Faith-Based Earmarks

In September, the New Orleans Times-Picayune reported that Sen. David Vitter inserted an earmark into the federal budget to provide $100,000 to the Louisiana Family Forum, a Focus on the Family affiliate, apparently for the purpose of combating the teaching of evolution and global warming in public schools. Now the Kansas City Star is raising questions about whether earmarks from Sens. Sam Brownback (R-Kansas) and Kit Bond (R-Missouri) are going to religious purposes:

Sens. Sam Brownback and Kit Bond used earmarks last year to direct about $1 million to an area group “empowering the un-churched urban poor for the kingdom of Christ.”

On the surface, the taxpayer-supported appropriations for World Impact Inc. raise constitutional questions about the separation of church and state.

… Brownback, a Kansas Republican, and Bond, a Missouri Republican, note that World Impact does a lot of good for the urban poor in the region, with wanting to create an outreach and education center in St. Louis and running a ranch in central Kansas that is used as a “Christian training center for inner-city young men ages 18-25.”
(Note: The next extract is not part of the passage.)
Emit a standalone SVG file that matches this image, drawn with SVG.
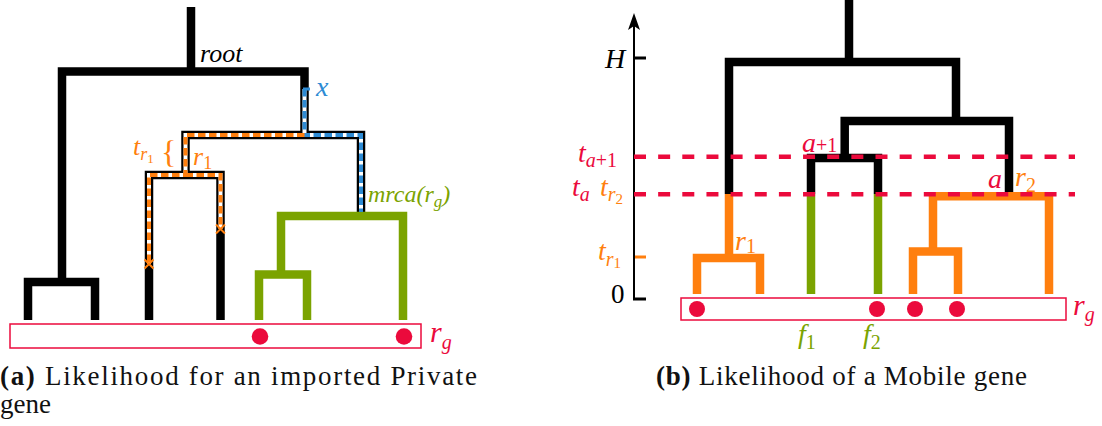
<svg xmlns="http://www.w3.org/2000/svg" width="1102" height="426" viewBox="0 0 1102 426">
<style>
.tk{fill:none;stroke:#000;stroke-width:8.5;stroke-linejoin:miter}
.tg{fill:none;stroke:#7BA300;stroke-width:8.5;stroke-linejoin:miter}
.to{fill:none;stroke:#FF7F0E;stroke-width:8.5;stroke-linejoin:miter}
.uw{fill:none;stroke:#fff;stroke-width:4}
.do{fill:none;stroke:#FF7F0E;stroke-width:4;stroke-dasharray:7.5 3.5}
.db{fill:none;stroke:#2E8BD4;stroke-width:4;stroke-dasharray:7.5 3.5}
.dr{fill:none;stroke:#EB0A3C;stroke-width:4.5;stroke-dasharray:12 12.15}
.box{fill:#fff;stroke:#EB0A3C;stroke-width:1.5}
.dot{fill:#EB0A3C}
</style>
<rect width="1102" height="426" fill="#fff"/>
<g id="panel-a">
  <g id="connectors-a">
    <path class="tk" d="M191,7 V71.5"/>
    <path class="tk" d="M62,282 V71.5 H304.5 V135"/>
    <path class="tk" d="M28,320 V282 H95 V320"/>
    <path class="tk" d="M185.5,175 V135 H361 V216"/>
    <path class="tk" d="M149,320 V175 H220.5 V320"/>
    <path class="tg" d="M281,274.5 V216 H403 V320"/>
    <path class="tg" d="M259,320 V274.5 H307 V320"/>
    <path class="uw" d="M304.5,89 V135 H361 V212"/>
    <path class="uw" d="M304.5,135 H185.5 V175 H149 V264 M185.5,175 H220.5 V229"/>
    <path class="db" d="M304.5,89 V135 H361 V212"/>
    <path d="M303,89 H310" stroke="#2E8BD4" stroke-width="3" fill="none"/>
    <path class="do" d="M304.5,135 H185.5 V175 H149 V264"/>
    <path class="do" d="M185.5,175 H220.5 V229"/>
    <path d="M144.5,259.5 L153.5,268.5 M153.5,259.5 L144.5,268.5 M216,224.5 L225,233.5 M225,224.5 L216,233.5" fill="none" stroke="#FF7F0E" stroke-width="2"/>
  </g>
  <g id="root-a"><text x="200" y="62" font-size="26" font-family="Liberation Serif, DejaVu Serif, serif" style="font-family:'Liberation Serif',serif" font-style="italic" fill="#000">root</text></g>
  <g id="x-a"><text x="316" y="96" font-size="28" font-family="Liberation Serif, DejaVu Serif, serif" style="font-family:'Liberation Serif',serif" font-style="italic" fill="#2E8BD4">x</text></g>
  <g id="tr1-a"><text x="133" y="155" font-size="26" font-family="Liberation Serif, DejaVu Serif, serif" style="font-family:'Liberation Serif',serif" font-style="italic" fill="#FF7F0E">t<tspan font-size="18" dy="5">r</tspan><tspan font-style="normal" font-size="13" dy="3">1</tspan></text>
    <text x="161" y="163" font-size="32" font-family="Liberation Serif, DejaVu Serif, serif" style="font-family:'Liberation Serif',serif" fill="#FF7F0E">{</text></g>
  <g id="r1-a"><text x="193" y="165" font-size="26" font-family="Liberation Serif, DejaVu Serif, serif" style="font-family:'Liberation Serif',serif" font-style="italic" fill="#FF7F0E">r<tspan font-style="normal" font-size="18" dy="4">1</tspan></text></g>
  <g id="mrca-a"><text x="368" y="202" font-size="24" font-family="Liberation Serif, DejaVu Serif, serif" style="font-family:'Liberation Serif',serif" font-style="italic" fill="#7BA300">mrca(r<tspan font-size="17" dy="5">g</tspan><tspan dy="-5">)</tspan></text></g>
  <g id="sample-a">
    <rect class="box" x="10" y="324" width="411" height="24"/>
    <circle class="dot" cx="260" cy="336.5" r="8.3"/>
    <circle class="dot" cx="404" cy="336.5" r="8.3"/>
    <text x="430" y="342" font-size="30" font-family="Liberation Serif, DejaVu Serif, serif" style="font-family:'Liberation Serif',serif" font-style="italic" fill="#EB0A3C">r<tspan font-size="20" dy="7">g</tspan></text>
  </g>
  <g id="caption-a">
    <text x="0" y="385" font-size="27" font-family="Liberation Serif, DejaVu Serif, serif" style="font-family:'Liberation Serif',serif" fill="#111" textLength="477" lengthAdjust="spacing"><tspan font-weight="bold">(a)</tspan> Likelihood for an imported Private</text>
    <text x="0" y="413" font-size="27" font-family="Liberation Serif, DejaVu Serif, serif" style="font-family:'Liberation Serif',serif" fill="#111">gene</text>
  </g>
</g>

<g id="panel-b">
  <g id="axis-b">
    <path d="M634,299 V24" stroke="#000" stroke-width="2" fill="none"/>
    <path d="M634,13 L640,30 L634,26 L628,30 Z" fill="#000"/>
    <path d="M633,58 H646 M633,299 H646" stroke="#000" stroke-width="3" fill="none"/>
    <path d="M635,257 H646" stroke="#FF7F0E" stroke-width="3" fill="none"/>
    <text x="605" y="67.5" font-size="28" font-family="Liberation Serif, DejaVu Serif, serif" style="font-family:'Liberation Serif',serif" font-style="italic" fill="#000">H</text>
    <text x="611" y="303" font-size="27" font-family="Liberation Serif, DejaVu Serif, serif" style="font-family:'Liberation Serif',serif" fill="#000">0</text>
    <text x="598" y="260" font-size="28" font-family="Liberation Serif, DejaVu Serif, serif" style="font-family:'Liberation Serif',serif" font-style="italic" fill="#FF7F0E">t<tspan font-size="20" dy="6">r</tspan><tspan font-style="normal" font-size="15" dy="2">1</tspan></text>
    <text x="578" y="162" font-size="28" font-family="Liberation Serif, DejaVu Serif, serif" style="font-family:'Liberation Serif',serif" font-style="italic" fill="#EB0A3C">t<tspan font-size="20" dy="5">a</tspan><tspan font-style="normal" font-size="20">+1</tspan></text>
    <text x="572" y="196" font-size="28" font-family="Liberation Serif, DejaVu Serif, serif" style="font-family:'Liberation Serif',serif" font-style="italic" fill="#EB0A3C">t<tspan font-size="20" dy="5">a</tspan></text>
    <text x="600" y="196" font-size="28" font-family="Liberation Serif, DejaVu Serif, serif" style="font-family:'Liberation Serif',serif" font-style="italic" fill="#FF7F0E">t<tspan font-size="20" dy="5">r</tspan><tspan font-style="normal" font-size="15" dy="3">2</tspan></text>
  </g>
  <g id="connectors-b">
    <path class="tk" d="M849,0 V62"/>
    <path class="tk" d="M729,194 V62 H956 V121"/>
    <path class="tk" d="M844.7,158 V121 H1009 V194"/>
    <path class="tk" d="M811,194 V158 H878 V194"/>
    <path class="tg" d="M811,194 V294 M878,194 V294"/>
    <path class="to" d="M729,194 V258"/>
    <path class="to" d="M697,294 V258 H760 V294"/>
    <path class="to" d="M933,251.5 V196.3 H1049 V294"/>
    <path class="to" d="M913,294 V251.5 H958 V294"/>
    <path class="dr" d="M634,156.7 H1075"/>
    <path class="dr" d="M634,194.3 H1075"/>
  </g>
  <g id="a1-b"><text x="802" y="152" font-size="28" font-family="Liberation Serif, DejaVu Serif, serif" style="font-family:'Liberation Serif',serif" font-style="italic" fill="#EB0A3C">a<tspan font-style="normal" font-size="20">+1</tspan></text></g>
  <g id="a-b"><text x="988" y="188" font-size="28" font-family="Liberation Serif, DejaVu Serif, serif" style="font-family:'Liberation Serif',serif" font-style="italic" fill="#EB0A3C">a</text></g>
  <g id="r2-b"><text x="1015" y="186" font-size="28" font-family="Liberation Serif, DejaVu Serif, serif" style="font-family:'Liberation Serif',serif" font-style="italic" fill="#FF7F0E">r<tspan font-style="normal" font-size="20" dy="6">2</tspan></text></g>
  <g id="r1-b"><text x="735" y="250" font-size="28" font-family="Liberation Serif, DejaVu Serif, serif" style="font-family:'Liberation Serif',serif" font-style="italic" fill="#FF7F0E">r<tspan font-style="normal" font-size="20" dy="3">1</tspan></text></g>
  <g id="sample-b">
    <rect class="box" x="681" y="298" width="385" height="22"/>
    <circle class="dot" cx="697" cy="309" r="8"/>
    <circle class="dot" cx="877" cy="309" r="8"/>
    <circle class="dot" cx="915" cy="309" r="8"/>
    <circle class="dot" cx="957" cy="309" r="8"/>
    <text x="1073" y="315" font-size="30" font-family="Liberation Serif, DejaVu Serif, serif" style="font-family:'Liberation Serif',serif" font-style="italic" fill="#EB0A3C">r<tspan font-size="20" dy="6">g</tspan></text>
  </g>
  <g id="f1-b"><text x="798" y="343" font-size="28" font-family="Liberation Serif, DejaVu Serif, serif" style="font-family:'Liberation Serif',serif" font-style="italic" fill="#7BA300">f<tspan font-style="normal" font-size="20" dy="6">1</tspan></text></g>
  <g id="f2-b"><text x="863" y="343" font-size="28" font-family="Liberation Serif, DejaVu Serif, serif" style="font-family:'Liberation Serif',serif" font-style="italic" fill="#7BA300">f<tspan font-style="normal" font-size="20" dy="6">2</tspan></text></g>
  <g id="caption-b">
    <text x="656" y="385" font-size="27" font-family="Liberation Serif, DejaVu Serif, serif" style="font-family:'Liberation Serif',serif" fill="#111" textLength="371" lengthAdjust="spacing"><tspan font-weight="bold">(b)</tspan> Likelihood of a Mobile gene</text>
  </g>
</g>
</svg>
World Impact operates programs in several other states and received nearly $2 million in earmarks in the 2008 spending bill, according to a report last fall in Roll Call, a Capitol Hill newspaper.

While recent rule changes have made the earmarking process a little more open, there is still far less scrutiny than to budget items that have been debated or the Bush administration’s own faith-based efforts. Still, the president of the World Impact charity assures us that “We are faith-based, but federal funds will be kept separate from our faith programs.”